My backup plan is simple: I always know exactly what my first words on stage will be, and those first words gently correct any introduction errors without making a scene. If the introduction was poor, my opening line reframes the audience’s expectations. If the introduction was good, my opening line builds on it. Either way, the first thirty seconds of my performance do the work that the introduction should have done.
The worst thing you can do after a bad introduction is acknowledge it directly. “Well, I’m not actually a juggler” gets a laugh but starts the performance on a note of correction rather than confidence. Better to simply begin as if the introduction was perfect, and let the quality of the first minute overwrite whatever came before.
The Pre-Show Handoff
My standard procedure at every event is to find the person who will introduce me, hand them the printed introduction, and briefly walk through it with them. “Here’s what I’d love you to say — it’s all printed here, and the pronunciation guide is in parentheses. The name comes at the end, and that’s when I’ll walk on. Sound good?”
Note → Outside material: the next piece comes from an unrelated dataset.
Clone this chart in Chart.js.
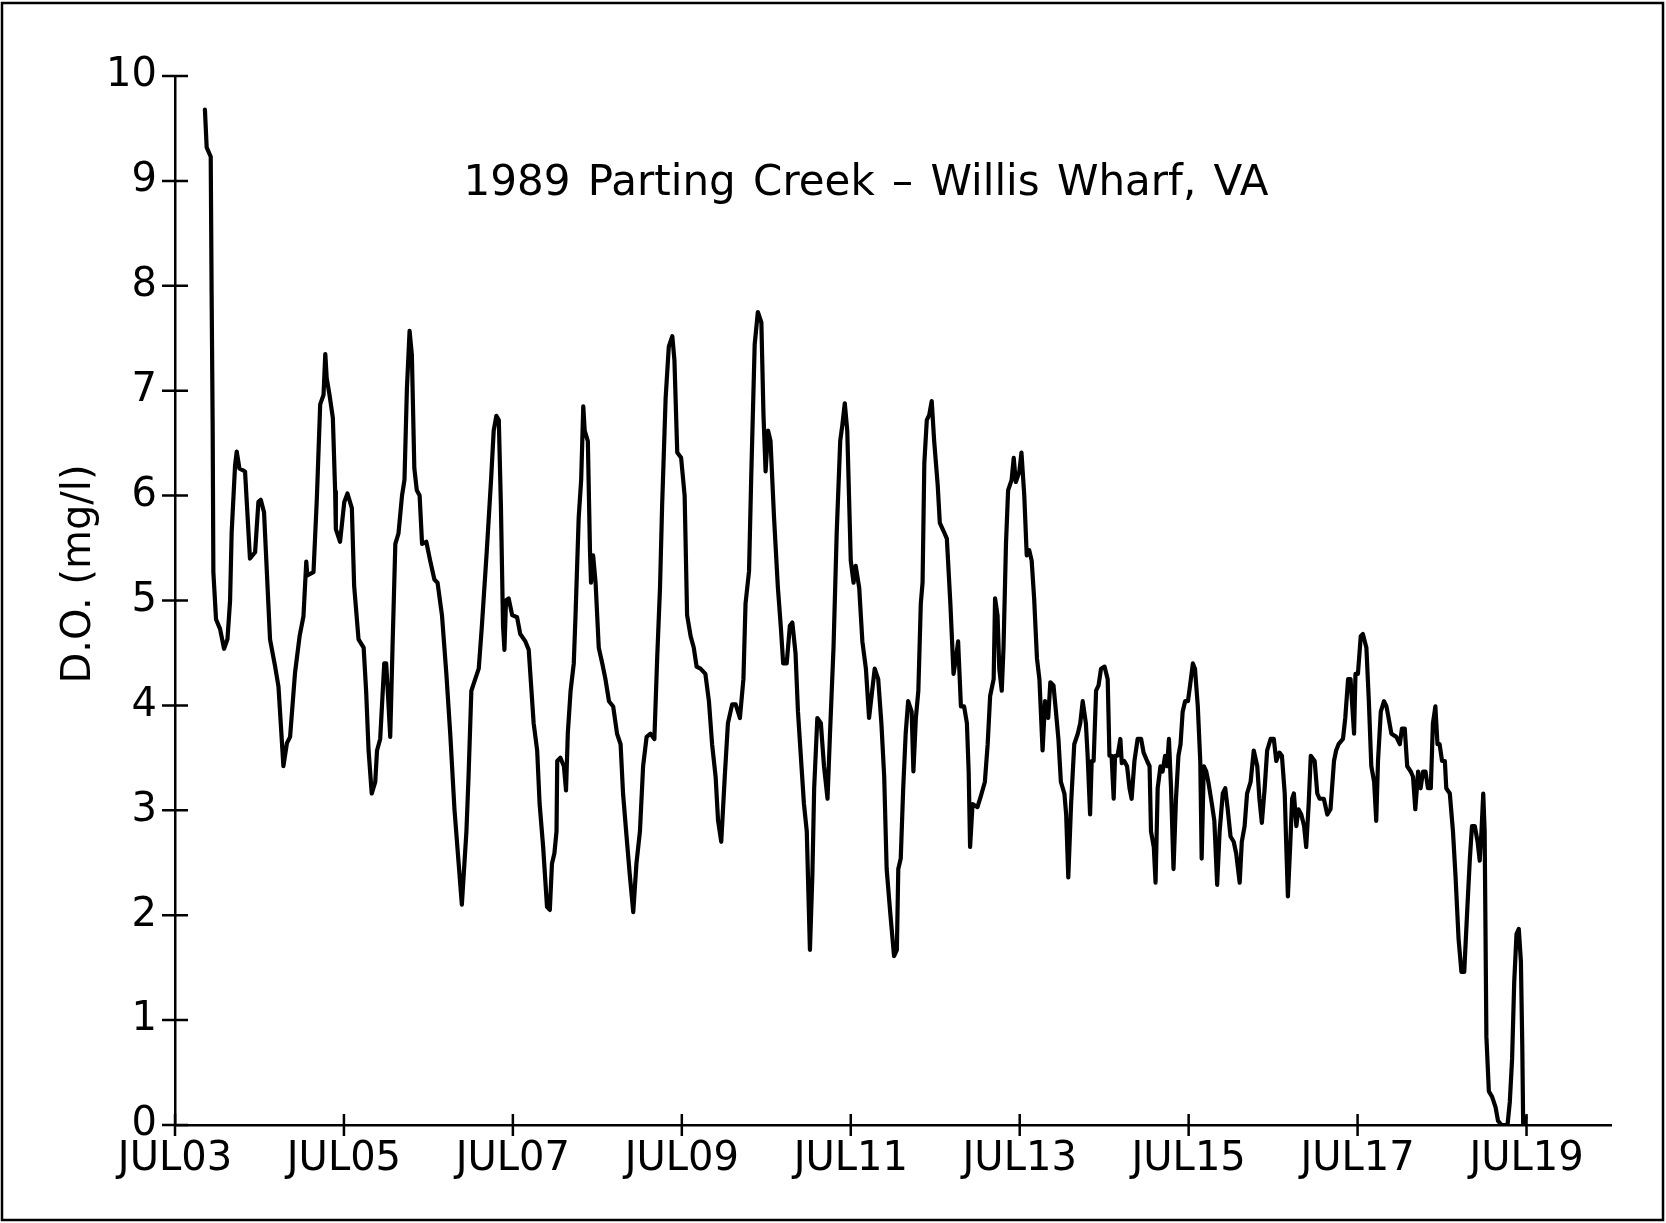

This takes sixty seconds and transforms the introduction from a potential disaster into a controlled, professional transition. Most introducers are grateful — they do not want to mangle your name any more than you want it mangled. Giving them a script takes the pressure off and ensures that both of you look good.
I do this every time. Even at events where I know the emcee. Even at events where I have performed before. Even at events where the organizer says “Don’t worry, I know exactly what to say.” Especially at those events.
The Larger Principle
Writing your own introduction is a small act of professional control in a performance environment where many things are beyond your control. You cannot control the audience’s mood, the room’s acoustics, the lighting quality, or whether the previous speaker ran long. But you can control the words that bridge the gap between the audience’s current state and your performance.
Every word in that introduction is working for you. Every word is building the frame through which the audience will receive your performance. Every word is doing the work of expectation-setting, credential-establishing, and energy-building that determines whether you walk onto a stage buzzing with anticipation or sinking with indifference.
Write it yourself. Print it clearly. Include phonetic spellings. Put the name last. Hand it over with a smile and a brief walkthrough. And always, always have a first line ready that works regardless of what the introducer actually says.
The introduction is the first moment of your show. Make sure it is yours.